Je défendrai en séance publique un amendement tendant à réaménager le compte d'affectation spéciale, qui est aujourd'hui alimenté par la taxe sur les résultats des principales entreprises ferroviaires – TREF – soit, pour l'essentiel, la SNCF –, par la contribution de solidarité territoriale due par les entreprises de services de transport ferroviaire de voyageurs et par une fraction de la taxe d'aménagement du territoire acquittée par les sociétés concessionnaires d'autoroutes. Au cours des dernières années, la part de la SNCF a augmenté régulièrement et je considère que la clé de répartition doit être revue, de manière à ce que la contribution versée par les sociétés concessionnaires d'autoroutes progresse de 0,60 euro pour 1 000 kilomètres parcourus, ce qui permettrait de dégager 45 millions d'euros. À l'évidence, ces 45 millions pourraient utilement être mis à profit par la SNCF au service des transports du quotidien.

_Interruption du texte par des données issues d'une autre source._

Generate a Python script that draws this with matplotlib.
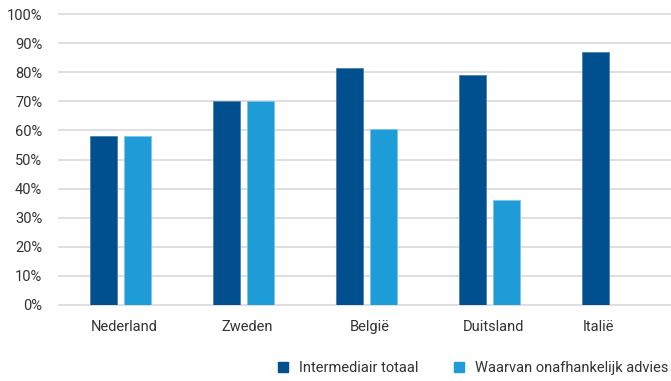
import numpy as np
import matplotlib.pyplot as plt
from matplotlib.lines import Line2D
from matplotlib.ticker import FuncFormatter

# --- Data ---
landen = ["Nederland", "Zweden", "België", "Duitsland", "Italië"]
intermediair_totaal = [58, 70, 81.5, 79, 87]
onafhankelijk_advies = [58, 70, 60.5, 36, np.nan]

donkerblauw = "#00508F"
lichtblauw = "#1E9CD7"

plt.rcParams['font.family'] = ['Roboto', 'DejaVu Sans']

fig = plt.figure(figsize=(6.71, 3.81), dpi=100)
ax = fig.add_axes([59 / 671, 76 / 381, 615 / 671, 291 / 381])

x = np.arange(len(landen))
breedte = 0.22
ax.bar(x - 0.142, intermediair_totaal, width=breedte, color=donkerblauw,
       edgecolor="#4F7FB0", linewidth=0.6, zorder=3)
ax.bar(x + 0.138, onafhankelijk_advies, width=breedte, color=lichtblauw,
       edgecolor="#7CC5EA", linewidth=0.6, zorder=3)

# Category label under the bars that actually have a value
label_pos = []
for i in range(len(landen)):
    posities = [x[i] - 0.142]
    if not np.isnan(onafhankelijk_advies[i]):
        posities.append(x[i] + 0.138)
    label_pos.append(np.mean(posities) + 0.03)

ax.set_xlim(-0.5, len(landen) - 0.5)
ax.set_ylim(0, 100)
ax.set_yticks(np.arange(0, 101, 10))
ax.yaxis.set_major_formatter(FuncFormatter(lambda v, p: f"{v:.0f}%"))
ax.set_xticks(label_pos)
ax.set_xticklabels(landen)

ax.grid(axis='y', color="#D9D9D9", linewidth=1.2, zorder=0)
for g in ax.get_ygridlines():
    g.set_clip_on(False)
for s in ax.spines.values():
    s.set_visible(False)
ax.tick_params(axis='both', length=0, labelsize=10.5, labelcolor="#333333")
ax.tick_params(axis='y', pad=12)
ax.tick_params(axis='x', pad=11)

handles = [
    Line2D([], [], marker='s', linestyle='none', markersize=7,
           markerfacecolor=donkerblauw, markeredgecolor=donkerblauw,
           label="Intermediair totaal"),
    Line2D([], [], marker='s', linestyle='none', markersize=7,
           markerfacecolor=lichtblauw, markeredgecolor=lichtblauw,
           label="Waarvan onafhankelijk advies"),
]
leg = fig.legend(handles=handles, loc='center right', bbox_to_anchor=(1.005, 0.033),
                 ncol=2, frameon=False, fontsize=10.5, handlelength=0.8,
                 handletextpad=0.7, columnspacing=2.4, borderaxespad=0)
for t in leg.get_texts():
    t.set_color("#333333")

fig.savefig("out.png", dpi=100)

Je salue l'effort de désendettement de la SNCF puisque l'endettement financier net du Groupe a diminué de 170 millions par rapport à la fin de 2010. Toutefois, dans un contexte d'ouverture à la concurrence, l'endettement du système ferroviaire, sa gouvernance ainsi que l'adaptation de son cadre social doivent faire l'objet de discussions approfondies. Ainsi, après la libéralisation totale du fret intervenue le 1er janvier 2007 – au mois d'avril 2006 pour la France – ainsi que l'ouverture des transports internationaux de passagers le 1er janvier 2010, ce sera au tour du transport ferroviaire régional de voyageurs d'ici le mois de décembre 2019.

Les contrats de projets État-Région – CPER – sont un levier primordial pour le financement des infrastructures de transport et, notamment les trains du quotidien. Le volet transports en constitue le principal élément. Il correspond à un engagement global sur sept ans de 3,3 milliards portant sur l'ensemble des modes de transports massifiés, auxquels s'ajoutent 400 millions pour le matériel roulant Transilien en Île-de-France.

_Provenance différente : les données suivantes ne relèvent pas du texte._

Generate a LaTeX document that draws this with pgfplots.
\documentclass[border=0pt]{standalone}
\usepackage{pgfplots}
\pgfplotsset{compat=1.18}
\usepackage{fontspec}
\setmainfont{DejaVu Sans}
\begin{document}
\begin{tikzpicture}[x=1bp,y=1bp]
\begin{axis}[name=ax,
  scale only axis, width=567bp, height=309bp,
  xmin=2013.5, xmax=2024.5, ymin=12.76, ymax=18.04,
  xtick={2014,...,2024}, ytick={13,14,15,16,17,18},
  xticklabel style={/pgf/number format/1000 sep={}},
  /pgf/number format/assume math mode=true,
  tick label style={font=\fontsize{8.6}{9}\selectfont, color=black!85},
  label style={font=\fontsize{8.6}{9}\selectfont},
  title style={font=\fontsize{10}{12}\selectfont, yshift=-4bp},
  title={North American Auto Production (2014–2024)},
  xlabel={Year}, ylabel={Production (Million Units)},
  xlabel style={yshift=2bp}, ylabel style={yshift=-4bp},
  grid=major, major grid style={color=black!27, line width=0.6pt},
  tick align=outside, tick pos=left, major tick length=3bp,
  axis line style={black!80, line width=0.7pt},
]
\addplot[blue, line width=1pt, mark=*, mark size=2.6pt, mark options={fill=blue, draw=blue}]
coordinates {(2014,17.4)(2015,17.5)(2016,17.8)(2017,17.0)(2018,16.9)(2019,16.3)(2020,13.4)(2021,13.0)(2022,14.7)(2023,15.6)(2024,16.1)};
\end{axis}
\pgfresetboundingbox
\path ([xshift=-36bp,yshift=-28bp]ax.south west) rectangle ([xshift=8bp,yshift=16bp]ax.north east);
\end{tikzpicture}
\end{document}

Par ailleurs, le bilan d'étape qui peut être tiré de l'exécution de cette nouvelle génération de contrats est positif. Au terme de l'exercice 2012, le taux prévisionnel de réalisation du volet transports sera globalement proche de 87 %.

Pour le volet ferroviaire des CPER 2007-2013, l'engagement de l'État représente environ 1 780 millions après révision à mi-parcours. L'enveloppe 2012 disponible pour les infrastructures ferroviaires s'élève à environ 101 millions. Elle permettra un taux d'exécution prévisionnel en AE, à la fin de 2012, d'environ 77 % du volet ferroviaire des CPER 2007-2013.

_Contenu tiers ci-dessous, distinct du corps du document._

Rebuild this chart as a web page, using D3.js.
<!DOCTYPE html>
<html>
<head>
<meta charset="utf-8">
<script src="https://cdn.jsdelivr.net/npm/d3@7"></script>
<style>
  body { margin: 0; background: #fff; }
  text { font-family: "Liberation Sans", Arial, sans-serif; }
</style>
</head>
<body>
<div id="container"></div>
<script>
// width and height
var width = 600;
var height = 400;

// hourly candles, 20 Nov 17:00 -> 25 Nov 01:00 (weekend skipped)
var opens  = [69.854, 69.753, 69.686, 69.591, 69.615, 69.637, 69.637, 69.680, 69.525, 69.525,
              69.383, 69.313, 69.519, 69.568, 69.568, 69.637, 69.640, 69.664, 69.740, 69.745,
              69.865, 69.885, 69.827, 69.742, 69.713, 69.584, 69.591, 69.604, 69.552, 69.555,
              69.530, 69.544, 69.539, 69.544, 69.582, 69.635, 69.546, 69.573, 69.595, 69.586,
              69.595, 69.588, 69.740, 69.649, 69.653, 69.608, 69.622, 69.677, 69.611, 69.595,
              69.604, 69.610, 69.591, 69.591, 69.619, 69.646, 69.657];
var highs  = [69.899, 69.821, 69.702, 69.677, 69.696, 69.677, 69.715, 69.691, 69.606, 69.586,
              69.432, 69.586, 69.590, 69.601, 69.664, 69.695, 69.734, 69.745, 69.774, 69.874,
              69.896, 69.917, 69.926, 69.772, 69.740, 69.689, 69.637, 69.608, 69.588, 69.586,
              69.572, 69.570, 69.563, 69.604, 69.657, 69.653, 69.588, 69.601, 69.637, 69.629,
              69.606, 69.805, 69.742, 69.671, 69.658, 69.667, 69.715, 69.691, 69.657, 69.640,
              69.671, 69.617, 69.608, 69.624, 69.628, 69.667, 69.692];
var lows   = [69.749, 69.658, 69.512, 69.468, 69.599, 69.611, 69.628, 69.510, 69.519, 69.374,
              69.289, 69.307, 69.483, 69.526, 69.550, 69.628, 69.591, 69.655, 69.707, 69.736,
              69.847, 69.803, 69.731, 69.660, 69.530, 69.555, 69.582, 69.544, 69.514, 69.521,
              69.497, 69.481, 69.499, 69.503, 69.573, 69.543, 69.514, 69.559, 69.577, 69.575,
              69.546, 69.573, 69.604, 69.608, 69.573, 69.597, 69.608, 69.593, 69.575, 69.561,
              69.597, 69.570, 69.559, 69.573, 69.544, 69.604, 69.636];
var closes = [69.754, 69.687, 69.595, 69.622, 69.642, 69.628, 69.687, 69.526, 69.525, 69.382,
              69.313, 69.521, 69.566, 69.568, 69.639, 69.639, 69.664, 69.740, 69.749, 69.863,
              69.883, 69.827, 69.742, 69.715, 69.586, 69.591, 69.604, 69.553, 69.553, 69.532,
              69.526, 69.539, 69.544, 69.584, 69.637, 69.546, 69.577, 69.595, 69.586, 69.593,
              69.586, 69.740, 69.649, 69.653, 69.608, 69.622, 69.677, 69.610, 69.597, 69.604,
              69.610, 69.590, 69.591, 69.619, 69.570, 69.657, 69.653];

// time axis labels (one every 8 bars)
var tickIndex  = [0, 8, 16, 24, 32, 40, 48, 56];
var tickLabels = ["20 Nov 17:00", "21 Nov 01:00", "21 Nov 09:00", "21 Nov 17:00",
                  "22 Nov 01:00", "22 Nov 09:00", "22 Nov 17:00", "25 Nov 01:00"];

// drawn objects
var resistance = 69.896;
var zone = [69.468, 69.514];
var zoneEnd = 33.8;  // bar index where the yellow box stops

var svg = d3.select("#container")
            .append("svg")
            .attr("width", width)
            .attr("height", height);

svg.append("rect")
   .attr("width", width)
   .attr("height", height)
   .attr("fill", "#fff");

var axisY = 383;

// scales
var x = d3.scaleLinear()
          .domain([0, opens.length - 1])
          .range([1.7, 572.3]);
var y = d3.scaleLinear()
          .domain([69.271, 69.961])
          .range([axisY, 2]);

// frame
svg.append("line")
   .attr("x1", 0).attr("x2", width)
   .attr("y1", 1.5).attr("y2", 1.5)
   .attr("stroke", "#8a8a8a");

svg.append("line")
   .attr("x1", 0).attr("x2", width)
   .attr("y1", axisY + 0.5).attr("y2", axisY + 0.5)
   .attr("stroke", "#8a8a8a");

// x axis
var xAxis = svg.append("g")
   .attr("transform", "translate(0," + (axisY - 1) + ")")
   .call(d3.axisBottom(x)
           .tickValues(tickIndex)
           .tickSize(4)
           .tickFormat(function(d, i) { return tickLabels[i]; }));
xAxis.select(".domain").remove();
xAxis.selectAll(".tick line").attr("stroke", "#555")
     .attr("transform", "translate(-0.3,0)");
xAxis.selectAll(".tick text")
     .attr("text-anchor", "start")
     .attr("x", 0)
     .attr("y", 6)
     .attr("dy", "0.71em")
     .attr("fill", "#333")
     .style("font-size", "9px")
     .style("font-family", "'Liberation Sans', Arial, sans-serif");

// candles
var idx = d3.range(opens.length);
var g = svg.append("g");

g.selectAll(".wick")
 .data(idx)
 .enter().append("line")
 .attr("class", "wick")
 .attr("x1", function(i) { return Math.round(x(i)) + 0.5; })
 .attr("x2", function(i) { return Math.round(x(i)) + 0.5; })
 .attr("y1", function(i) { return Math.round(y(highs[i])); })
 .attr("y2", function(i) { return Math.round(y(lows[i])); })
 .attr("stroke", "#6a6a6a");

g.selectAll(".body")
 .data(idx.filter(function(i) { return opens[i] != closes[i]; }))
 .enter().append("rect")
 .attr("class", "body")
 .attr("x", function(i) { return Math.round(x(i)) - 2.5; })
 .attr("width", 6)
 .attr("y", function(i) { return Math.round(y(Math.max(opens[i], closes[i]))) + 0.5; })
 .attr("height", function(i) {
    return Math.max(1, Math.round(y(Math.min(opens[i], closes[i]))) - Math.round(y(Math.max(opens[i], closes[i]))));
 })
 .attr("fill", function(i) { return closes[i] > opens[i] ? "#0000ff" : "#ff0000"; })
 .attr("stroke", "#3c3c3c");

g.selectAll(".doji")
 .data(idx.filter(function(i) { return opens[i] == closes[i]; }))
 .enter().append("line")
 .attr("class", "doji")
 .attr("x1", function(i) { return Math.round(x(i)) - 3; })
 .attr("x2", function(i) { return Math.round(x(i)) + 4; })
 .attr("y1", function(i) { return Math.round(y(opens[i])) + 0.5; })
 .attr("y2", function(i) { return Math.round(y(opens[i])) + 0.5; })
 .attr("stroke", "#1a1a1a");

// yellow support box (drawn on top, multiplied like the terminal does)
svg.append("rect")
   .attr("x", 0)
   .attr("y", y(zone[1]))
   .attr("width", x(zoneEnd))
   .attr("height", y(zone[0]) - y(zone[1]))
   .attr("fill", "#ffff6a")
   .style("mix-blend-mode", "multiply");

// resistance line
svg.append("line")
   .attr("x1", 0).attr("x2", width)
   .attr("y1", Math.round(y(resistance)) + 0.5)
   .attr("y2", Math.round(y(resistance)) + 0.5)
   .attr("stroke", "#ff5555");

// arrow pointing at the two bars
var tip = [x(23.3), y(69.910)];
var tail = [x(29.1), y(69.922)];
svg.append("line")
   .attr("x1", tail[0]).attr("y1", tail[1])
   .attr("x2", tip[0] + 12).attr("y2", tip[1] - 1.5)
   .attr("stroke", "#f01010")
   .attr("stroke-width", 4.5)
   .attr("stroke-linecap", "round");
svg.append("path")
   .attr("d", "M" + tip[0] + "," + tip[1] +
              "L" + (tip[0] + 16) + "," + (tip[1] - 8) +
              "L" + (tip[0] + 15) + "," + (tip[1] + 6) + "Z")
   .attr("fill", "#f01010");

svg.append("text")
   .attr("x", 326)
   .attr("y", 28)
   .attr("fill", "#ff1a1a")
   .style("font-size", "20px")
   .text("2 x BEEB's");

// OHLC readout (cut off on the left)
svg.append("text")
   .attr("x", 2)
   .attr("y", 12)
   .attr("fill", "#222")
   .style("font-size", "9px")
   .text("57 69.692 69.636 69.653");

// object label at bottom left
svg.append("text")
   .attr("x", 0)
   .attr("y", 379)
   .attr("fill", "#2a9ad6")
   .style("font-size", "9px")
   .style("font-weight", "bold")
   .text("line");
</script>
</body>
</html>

S'agissant du volet transports collectifs, la réalisation du transport commun en site propre – TCSP – de Strasbourg et de Valenciennes est prioritaire. À cette fin, 14,7 millions sont prévus en AE et 30,6 millions ont été engagés en CP en 2012.

En Île-de-France, la part « État » inscrite au CPER 2007-2013 s'élève à 766 millions, hors matériel roulant, et sera notamment utilisée pour la rénovation des lignes RER selon les schémas directeurs fixés avec le Syndicat des transports d'Île-de-France – STIF.

Par ailleurs, concernant les opérations de transports collectifs, 234 millions d'AE sont prévus en 2012 pour le financement de la gare Rosa Parks du RER E ou, encore, le prolongement de la ligne 12.

Enfin, concernant le volet transport combiné, 335 millions sont contractualisés dans le cadre des CPER 2007-2013, dont 137 millions de part « État », ce qui représente près du triplement de ses engagements par rapport à la précédente génération de contrats de plan. Ces crédits sont concentrés sur les autoroutes ferroviaires et la consolidation des aménagements nécessaires au développement des services de transport combinés et des dessertes terrestres portuaires.

La contribution de l'État au projet d'autoroute ferroviaire atlantique pourrait être complétée à hauteur de 46,7 millions en fonction des arbitrages à venir au début de l'exercice 2013, effort louable dans le contexte pesant de crise du fret ferroviaire que nous connaissons. Un soutien accru au transport intermodal et la mise en oeuvre de solutions immédiates – telles que le coup d'arrêt de l'abandon des gares de triage – ou de plus long terme – liaison des ports aux autoroutes ferroviaires – doivent devenir une priorité.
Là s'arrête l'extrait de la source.